[Start]
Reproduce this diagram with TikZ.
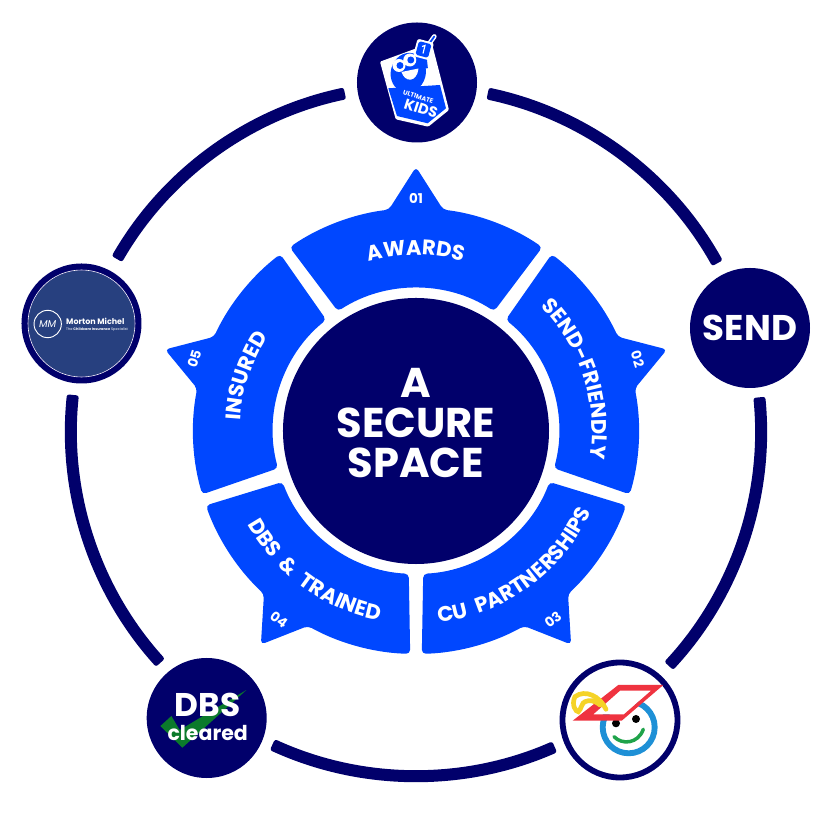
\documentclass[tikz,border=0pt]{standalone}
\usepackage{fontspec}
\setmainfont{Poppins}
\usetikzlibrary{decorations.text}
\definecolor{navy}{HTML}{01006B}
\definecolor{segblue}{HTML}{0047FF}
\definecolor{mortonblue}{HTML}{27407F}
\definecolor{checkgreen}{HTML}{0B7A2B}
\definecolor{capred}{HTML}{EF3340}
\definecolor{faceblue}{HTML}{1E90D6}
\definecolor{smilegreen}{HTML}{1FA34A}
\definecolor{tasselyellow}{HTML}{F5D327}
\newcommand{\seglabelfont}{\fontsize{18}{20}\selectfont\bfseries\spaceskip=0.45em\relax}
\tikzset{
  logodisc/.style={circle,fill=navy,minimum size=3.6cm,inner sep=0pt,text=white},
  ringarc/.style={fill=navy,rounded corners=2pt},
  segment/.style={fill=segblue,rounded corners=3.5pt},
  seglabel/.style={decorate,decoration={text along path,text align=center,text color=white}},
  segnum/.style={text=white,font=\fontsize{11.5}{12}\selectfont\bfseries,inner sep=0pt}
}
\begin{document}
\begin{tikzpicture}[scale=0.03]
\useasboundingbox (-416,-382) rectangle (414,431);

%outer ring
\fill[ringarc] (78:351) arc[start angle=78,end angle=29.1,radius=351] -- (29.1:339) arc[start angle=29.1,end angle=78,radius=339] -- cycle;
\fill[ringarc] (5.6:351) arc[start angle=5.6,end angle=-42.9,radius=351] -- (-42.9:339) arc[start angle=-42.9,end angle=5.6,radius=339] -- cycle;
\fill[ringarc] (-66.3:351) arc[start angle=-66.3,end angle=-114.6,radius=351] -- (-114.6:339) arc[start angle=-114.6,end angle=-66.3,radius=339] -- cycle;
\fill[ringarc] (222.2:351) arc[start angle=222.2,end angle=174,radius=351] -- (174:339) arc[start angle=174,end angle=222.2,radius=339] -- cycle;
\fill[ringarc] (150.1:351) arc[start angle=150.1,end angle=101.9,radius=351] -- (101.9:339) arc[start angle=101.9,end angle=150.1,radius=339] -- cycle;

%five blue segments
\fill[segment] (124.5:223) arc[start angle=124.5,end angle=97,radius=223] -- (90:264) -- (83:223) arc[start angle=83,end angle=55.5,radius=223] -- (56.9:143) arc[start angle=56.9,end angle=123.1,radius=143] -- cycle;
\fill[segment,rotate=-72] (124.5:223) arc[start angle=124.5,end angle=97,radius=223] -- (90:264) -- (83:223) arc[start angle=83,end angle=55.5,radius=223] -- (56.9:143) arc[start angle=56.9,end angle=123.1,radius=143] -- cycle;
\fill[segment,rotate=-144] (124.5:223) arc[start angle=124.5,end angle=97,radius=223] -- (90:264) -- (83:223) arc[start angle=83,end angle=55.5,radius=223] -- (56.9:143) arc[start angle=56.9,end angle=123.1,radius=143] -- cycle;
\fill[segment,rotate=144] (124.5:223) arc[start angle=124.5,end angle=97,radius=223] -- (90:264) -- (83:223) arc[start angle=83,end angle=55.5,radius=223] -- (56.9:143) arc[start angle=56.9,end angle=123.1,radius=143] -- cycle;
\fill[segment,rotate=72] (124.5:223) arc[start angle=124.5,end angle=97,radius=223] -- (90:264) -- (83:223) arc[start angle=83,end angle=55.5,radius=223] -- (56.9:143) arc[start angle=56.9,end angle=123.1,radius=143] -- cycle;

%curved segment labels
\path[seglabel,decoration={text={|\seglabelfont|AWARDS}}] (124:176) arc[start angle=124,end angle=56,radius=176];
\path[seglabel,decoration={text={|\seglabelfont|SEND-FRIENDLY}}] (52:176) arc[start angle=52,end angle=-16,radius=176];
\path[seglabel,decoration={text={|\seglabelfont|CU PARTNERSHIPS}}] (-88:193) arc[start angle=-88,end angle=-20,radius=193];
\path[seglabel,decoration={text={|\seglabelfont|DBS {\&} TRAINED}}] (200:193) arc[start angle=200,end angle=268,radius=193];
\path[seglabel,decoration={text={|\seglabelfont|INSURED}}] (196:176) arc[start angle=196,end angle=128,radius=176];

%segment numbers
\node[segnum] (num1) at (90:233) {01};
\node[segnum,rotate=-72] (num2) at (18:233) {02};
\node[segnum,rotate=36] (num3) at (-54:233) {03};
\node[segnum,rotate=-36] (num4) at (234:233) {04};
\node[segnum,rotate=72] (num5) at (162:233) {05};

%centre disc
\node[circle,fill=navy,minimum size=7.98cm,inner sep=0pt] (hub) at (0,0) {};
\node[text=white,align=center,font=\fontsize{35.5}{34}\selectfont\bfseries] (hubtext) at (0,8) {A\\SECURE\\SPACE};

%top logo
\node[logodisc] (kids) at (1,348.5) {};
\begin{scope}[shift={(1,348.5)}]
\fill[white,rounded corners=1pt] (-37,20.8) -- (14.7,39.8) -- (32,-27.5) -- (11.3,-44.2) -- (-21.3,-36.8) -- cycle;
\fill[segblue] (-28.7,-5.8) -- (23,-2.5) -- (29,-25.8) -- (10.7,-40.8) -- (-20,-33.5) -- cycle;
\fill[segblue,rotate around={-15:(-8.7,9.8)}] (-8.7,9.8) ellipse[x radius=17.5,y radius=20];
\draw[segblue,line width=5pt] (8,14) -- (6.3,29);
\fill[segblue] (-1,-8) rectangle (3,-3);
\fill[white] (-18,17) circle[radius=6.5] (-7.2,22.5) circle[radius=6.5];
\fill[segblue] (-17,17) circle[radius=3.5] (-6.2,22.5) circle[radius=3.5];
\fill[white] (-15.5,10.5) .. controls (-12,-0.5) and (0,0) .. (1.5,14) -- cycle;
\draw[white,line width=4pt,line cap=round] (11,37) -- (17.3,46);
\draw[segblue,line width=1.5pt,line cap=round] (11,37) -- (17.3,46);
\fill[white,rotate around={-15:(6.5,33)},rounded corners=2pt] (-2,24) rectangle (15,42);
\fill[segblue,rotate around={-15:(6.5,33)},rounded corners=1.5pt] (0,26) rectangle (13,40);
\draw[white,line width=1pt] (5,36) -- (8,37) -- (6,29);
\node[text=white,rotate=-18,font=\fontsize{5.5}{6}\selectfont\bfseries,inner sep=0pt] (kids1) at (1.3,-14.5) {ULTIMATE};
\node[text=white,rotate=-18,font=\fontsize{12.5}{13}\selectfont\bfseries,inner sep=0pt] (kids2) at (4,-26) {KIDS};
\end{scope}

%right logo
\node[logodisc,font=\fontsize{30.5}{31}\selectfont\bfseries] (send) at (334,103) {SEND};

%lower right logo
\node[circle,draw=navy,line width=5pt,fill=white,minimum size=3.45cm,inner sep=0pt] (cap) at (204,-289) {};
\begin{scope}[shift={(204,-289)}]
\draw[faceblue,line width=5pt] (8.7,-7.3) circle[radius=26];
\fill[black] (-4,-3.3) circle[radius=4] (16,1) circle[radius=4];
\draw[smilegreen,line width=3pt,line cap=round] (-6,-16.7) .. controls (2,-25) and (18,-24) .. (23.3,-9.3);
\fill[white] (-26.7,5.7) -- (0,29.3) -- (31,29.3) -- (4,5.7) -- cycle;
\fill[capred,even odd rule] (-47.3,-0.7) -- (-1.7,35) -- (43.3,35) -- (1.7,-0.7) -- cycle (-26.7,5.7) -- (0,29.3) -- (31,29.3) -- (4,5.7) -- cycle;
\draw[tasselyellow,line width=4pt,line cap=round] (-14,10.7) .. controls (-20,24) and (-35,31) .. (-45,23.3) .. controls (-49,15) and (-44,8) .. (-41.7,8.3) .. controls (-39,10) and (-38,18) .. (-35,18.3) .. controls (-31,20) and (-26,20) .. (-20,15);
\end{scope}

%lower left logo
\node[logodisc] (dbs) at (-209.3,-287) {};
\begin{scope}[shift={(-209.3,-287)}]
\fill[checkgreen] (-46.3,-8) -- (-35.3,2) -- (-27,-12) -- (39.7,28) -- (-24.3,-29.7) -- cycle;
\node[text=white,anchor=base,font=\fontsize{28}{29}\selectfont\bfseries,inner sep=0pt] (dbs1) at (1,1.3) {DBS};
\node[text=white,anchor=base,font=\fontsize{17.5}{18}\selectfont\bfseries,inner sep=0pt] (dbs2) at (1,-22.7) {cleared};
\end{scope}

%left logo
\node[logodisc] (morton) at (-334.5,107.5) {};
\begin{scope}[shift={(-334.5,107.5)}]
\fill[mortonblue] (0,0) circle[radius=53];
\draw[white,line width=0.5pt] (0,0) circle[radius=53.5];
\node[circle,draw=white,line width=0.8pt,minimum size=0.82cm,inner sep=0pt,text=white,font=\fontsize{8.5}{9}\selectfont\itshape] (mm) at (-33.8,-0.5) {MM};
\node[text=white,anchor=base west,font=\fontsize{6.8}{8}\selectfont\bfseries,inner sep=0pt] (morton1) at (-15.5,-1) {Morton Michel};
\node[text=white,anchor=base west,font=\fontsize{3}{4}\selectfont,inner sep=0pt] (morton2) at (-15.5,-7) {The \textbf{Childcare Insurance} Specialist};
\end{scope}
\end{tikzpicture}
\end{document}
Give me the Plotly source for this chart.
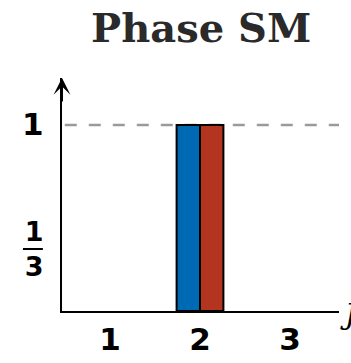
[End]
_WHAT IS ASKED_. The lines from the top of the data above through the one holding "(-416,-382) rectangle (414,431);" are to be repeated exactly, and only those, with no pictures.

_FINAL RESULT_.
Reproduce this diagram with TikZ.
\documentclass[tikz,border=0pt]{standalone}
\usepackage{fontspec}
\setmainfont{Poppins}
\usetikzlibrary{decorations.text}
\definecolor{navy}{HTML}{01006B}
\definecolor{segblue}{HTML}{0047FF}
\definecolor{mortonblue}{HTML}{27407F}
\definecolor{checkgreen}{HTML}{0B7A2B}
\definecolor{capred}{HTML}{EF3340}
\definecolor{faceblue}{HTML}{1E90D6}
\definecolor{smilegreen}{HTML}{1FA34A}
\definecolor{tasselyellow}{HTML}{F5D327}
\newcommand{\seglabelfont}{\fontsize{18}{20}\selectfont\bfseries\spaceskip=0.45em\relax}
\tikzset{
  logodisc/.style={circle,fill=navy,minimum size=3.6cm,inner sep=0pt,text=white},
  ringarc/.style={fill=navy,rounded corners=2pt},
  segment/.style={fill=segblue,rounded corners=3.5pt},
  seglabel/.style={decorate,decoration={text along path,text align=center,text color=white}},
  segnum/.style={text=white,font=\fontsize{11.5}{12}\selectfont\bfseries,inner sep=0pt}
}
\begin{document}
\begin{tikzpicture}[scale=0.03]
\useasboundingbox (-416,-382) rectangle (414,431);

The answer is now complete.